Joe Cornish’s Snow Crash leads trio of new Amazon series
David Farnor | On 30, Sep 2017
Joe Cornish’s long-awaited adaptation of Snow Crash is leading a trio of new original series for Amazon Prime Video.
The Attack the Block director has been attached to Neal Stephenson’s novel for several years now, but what was once set to be a feature film has found a new home on the small screen, with Amazon Studios joining with Paramount TV for the project. A sci-fi classic, the book follows Hiro Protagonist in a dystopian future America, who comes across a computer virus that is striking down hackers – and so he begins a search for the mysterious threat.
Cornish is executive producing the show alongside Frank Marshall, whose Kennedy Marshall Company is also on board.

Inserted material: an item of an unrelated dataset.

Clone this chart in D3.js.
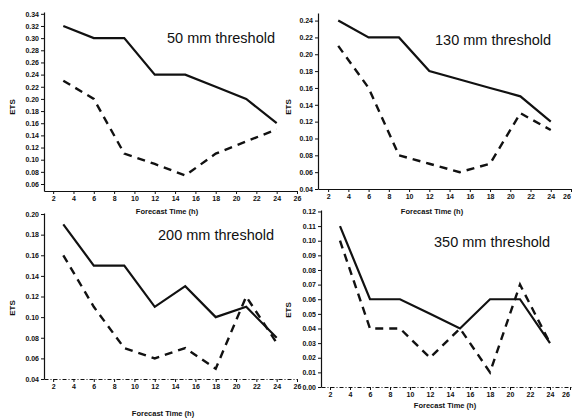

It’s one of several new genre projects in development at Amazon Studios, which is currently looking to scale up its original output to produce big-hitting shows that can make a larger splash with viewers. In the last month, it’s signed an overall deal with Gilmore Girls creator Amy Sherman-Palladino, The Walking Dead’s Robert Kirkman and Stranger Things writer and producer Justin Doble.
The next in its new slate is Ringworld, a co-production with MGM, which is based on Larry Niven’s sci-fi novels. The book follows Louis Gridley Wu, a 200-year-old man who lives on a technologically advanced future Earth. Offered a place on a voyage to explore Ringworld, the artificial ring beyond Known Space, their journey spans three books of thrilling new discoveries.
Syfy previously had a miniseries based on the books in development, with William S. Todman Jr. and Edward Milstein on board as exec producers – a project that, coincidentally, was part of the same 2013 Syfy slate that once included The Man in the High Castle, which ended up in production at Amazon Studios instead.
The third new project is Lazarus, the comic book by Greg Rucka (Jessica Jones). Rucka is adapting the book himself for the screen, telling the story of an alternative near-future, where the world has been divided between 16 familes, who run their rival territories in a feudal system. The title comes from the name used for the tool employed by each to quell uprisings: a one-person kill squad. Ruck is exec-producing alongside Michael Lark (Captain America: The Winter Soldier) and Angela Cheng Caplan.